Other groundcovers: in shade, ginger and root beer plant (which is rather invasive… be ready). In sun, (along with your list) malanga, cannas, melons, calabaza, southern peas. In the winter, fava beans, mustard, collards, rye, wheat, chick peas, lentils, daikons… I throw a lot of seeds around and try to keep the weeds back. It usually works until mid-summer when the rains hit, then I basically lose control of the system until November. ;)
Also, chicken tractors help a lot with weed control in the food forest.
David,
This is a two-parter.
1. Can you do a post about the upcoming fall growing season and what we can plant and when?
2. I’ve grown 180lbs of food this year, inspired by your previous blog posts on your yearly harvest, I’m hoping to hit 250lb by years end. How are you doing with your harvest? I know last year you hit 680 trying to get to 1000 where you at now?
Thanks,
Mark
1. Yes – I’ll be working on a fall planting post. Thank you for the reminder.
2. Congrats on your 180lbs last year – that’s big. As for me, I’m at about 400lbs right now. When the sweet potatoes come in, along with citrus and the second round of pumpkins, we’re going to be kicking. Dunno if we’ll hit 1000 but I’m hopeful.
Ive got Seminole pumpkins growing.
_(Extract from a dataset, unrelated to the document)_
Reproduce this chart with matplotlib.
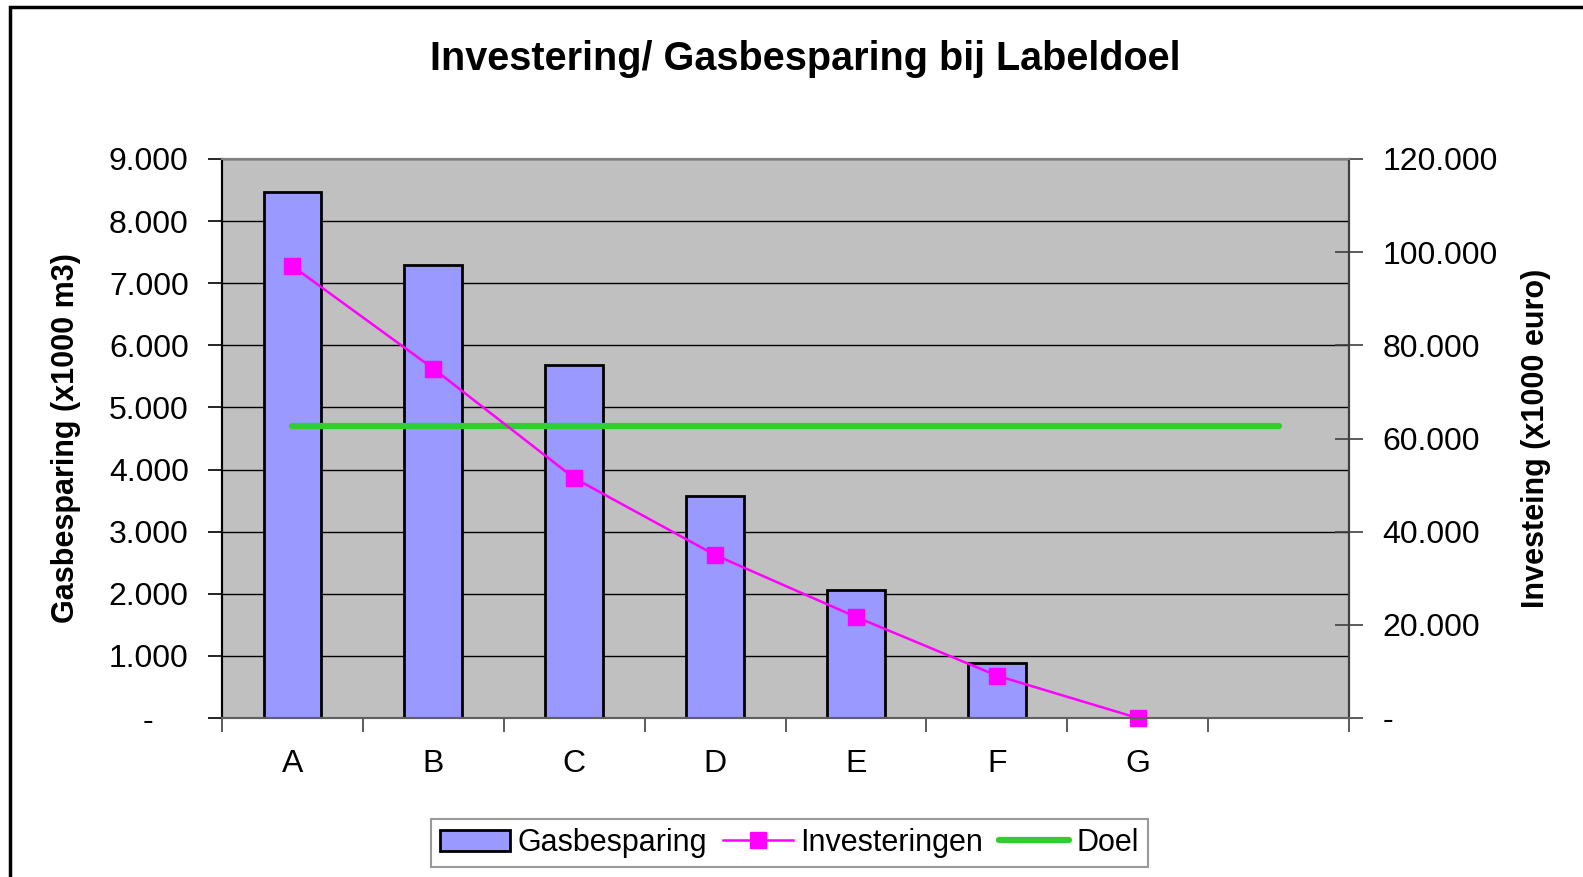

They are just now kicking in good. Ive lost a lot to blossom end rot, but planted over an old pig pen, and lots of weed competition. I had 1.6″ rain thru June an now at about 6″ for July an everything growing like crazy! Anyhow, was going to let them lie till the vines started declining but found one pumpin rotting an went ahead an picked all the ones I could find. (10) there’s more. The guavas turning now an soon the persimmons, if I can keep them from the squirrels…
I wonder if there’s a missing mineral causing the blossom end rot. I haven’t had that problem with them yet – keeping my fingers crossed. Good luck keeping the fruit safe. The squirrels are pigs.